Os conhecimentos médicos tibetanos vêm todos do "Buda azul" ou Bhaisajya Buda ("Buda da medicina"), que hoje em dia, no Oriente, todos invocam quando caem doentes. Sobre os ensinamentos do Buda foram redigidos os quatro Tantra, as obras básicas que contêm a raiz do conhecimento médico, a técnica dos diagnósticos, a terapia das ervas, a preparação dos medicamentos; a grande quantidade de obras, algumas até bem recentes, vieram completar e modernizar os Tantra.

Como disse o Dr. Jeffrey Hopkins da Universidade de Virgínia (um atento estudioso americano da medicina indiana e tibetana), "a essência dessa arte médica é, podemos dizer, paranormal: uma palavra que nós usamos quando nos referimos a técnicas que não conseguimos compreender".

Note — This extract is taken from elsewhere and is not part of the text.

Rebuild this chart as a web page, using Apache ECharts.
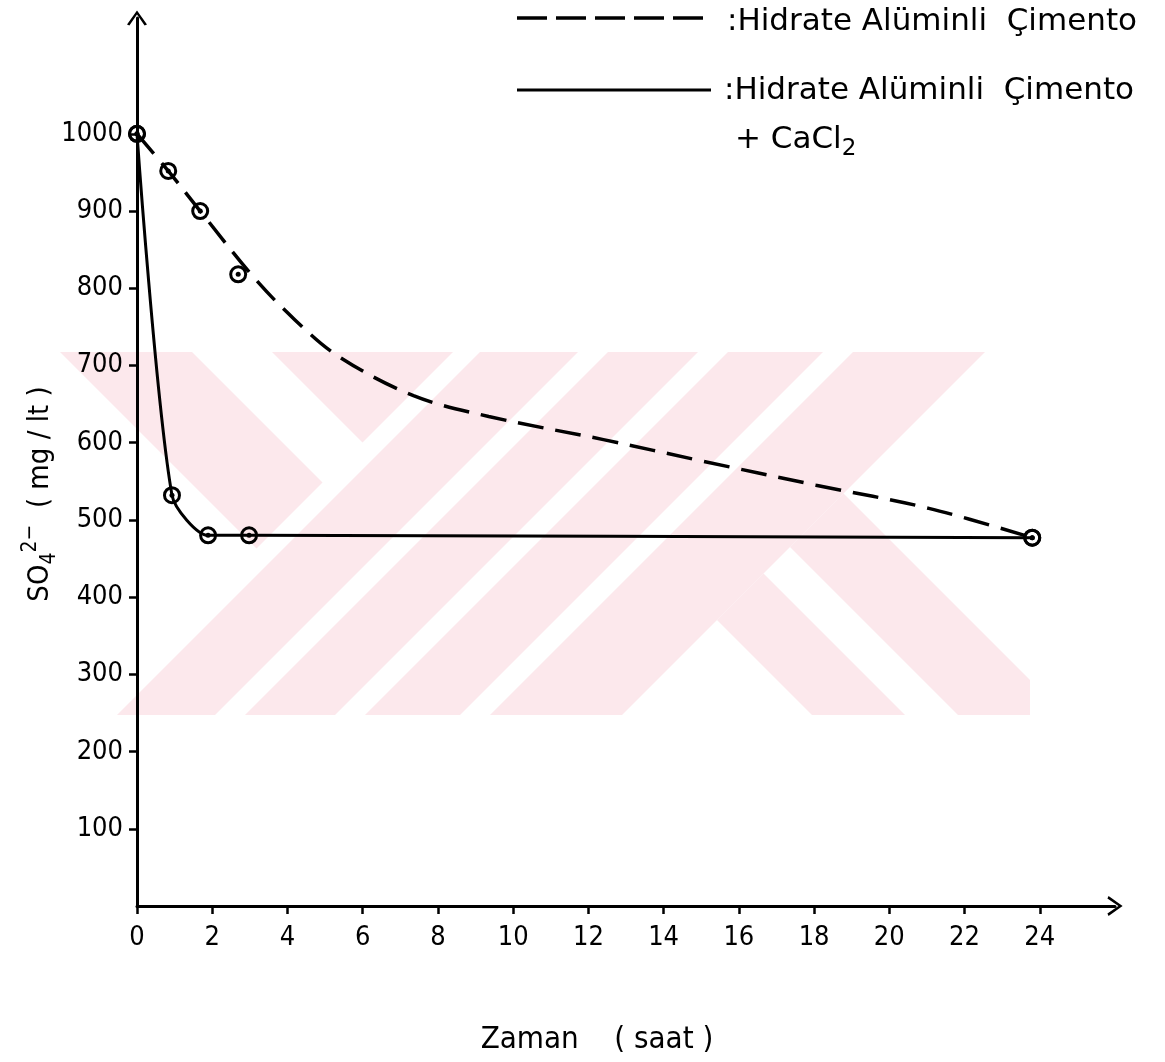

O doutor Gerard Goldstein, um seu colega, completou seu pensamento com maior realismo: "Devemos reconhecer que grande parte da diferença entre as ciências médicas está, sobretudo, na terminologia e nas classificações dos ingredientes: podem ser expressas de modos diferentes as mesmas coisas".


A Deontologia

O doutor Tsultim relaciona, assim, os princípios do código moral do médico:

"Nunca dar uma informação errada sobre a composição de um medicamento" (é, por assim dizer, um golpe mortal o uso ocidental dos "brevetes"). "Nunca dar um medicamento com o fim de matar" (quem pensa no juramento de Hipócrates, tenha em mente de que estas normas, o precedem em alguns milhares de anos).

Ainda: "Seja sempre uniforme na qualidade das tuas curas" (isto é, nunca tratar melhor a alguns pacientes que talvez tenham melhores posses, em detrimento de outros que não as possuem).

"Tenha para todos a mesma compaixão." Uma norma específica diz respeito ao médico: "Abstenha-se de consumir qualquer coisa que possa te intoxicar".

Há ainda uma regra que talvez não encontremos tão facilmente na ética e nas praxes da medicina ocidental. Diz: "Recorde-se que fez juramento de não pedir nunca nenhuma compensação pelos serviços que prestar".

* O venerável doutor vive (o texto é de 1976), atualmente, em Kalimpong, em uma cabana em que, quando chove, a água penetra abundante pelas fendas do teto.


 Glossário:


1) Tantra: obras básicas da medicina budista.

2) Deontologia: tratado dos deveres — ética profissional.

3) Sufumigação: aplicação de vapor medicinal.

4) Cateterismo: qualquer sondagem cirúrgica em canal ou conduto natural.